Delight – Attending to the grace & beauty woven into all creation

In a, well, delightful book, Mark Clavier writes,

Fundamentally, delight is enjoying something for its own sake. Delight is devoid of expectation and demand. It springs from the simple pleasure that something exists rather than doesn’t. That’s what makes delight completely different from entertainment. Entertainment has to stimulate us in order to remain entertaining; it distracts us. Delight, on the other hand, takes us deeper into the world around us. It involves a sot of communion or communication between that which pleases and the person who is pleased. Aquinas refers to this communion as “expansion” whereby our affection reaches out to the object of our delight “as though it surrendered itself to hold within itself the object of delight.” If I delight in a wildflower, for an all too brief moment I connect through something–an intuition, a feeling, call it what you will–with that flower.
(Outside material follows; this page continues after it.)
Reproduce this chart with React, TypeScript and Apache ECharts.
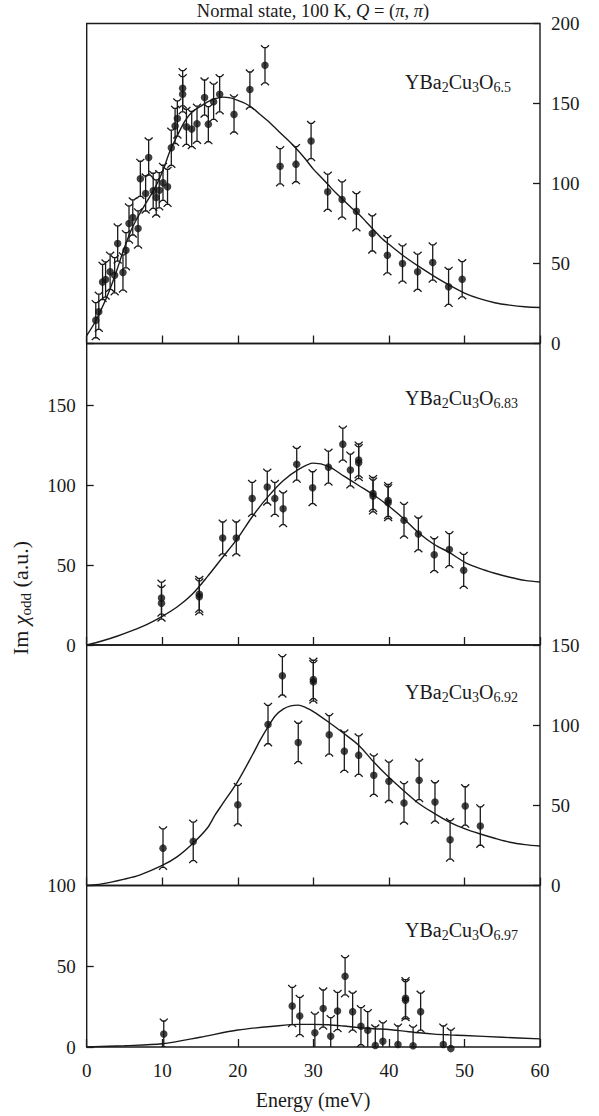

Love is present.

. . .

If you believe in a creator then a whole new dimension appears. I may not in the midst of delight love a wildflower in the same way I love a fellow human being, but something akin to love caused me to stop, notice the flower, and devote my attention to it. Augustine stated boldly that there is no love without delight and I argue that the reverse is also true–there is no delight without love. Because I believe that God created that wildflower, imbuing it with gentle beauty, I believe also that he, in a sense, wove grace into its atomic structure. My delight in the flower’s graceful beauty gives me a taste God’s own grace and beauty and that experience engenders love. Perhaps the reason for this is that God wove the same grace and beauty into me. In that sense, perhaps our appreciation of beauty and goodness in the other is really a resonance between the delight woven by God in us both.


Part of the discipline of paying attention is weaning ourselves from distraction and training ourselves to notice, appreciate, attend to, and give thanks for the beauty that surrounds us. As Clavier suggests, doing so is an act of worship and a means of communion with God who has woven his delight in all of creation.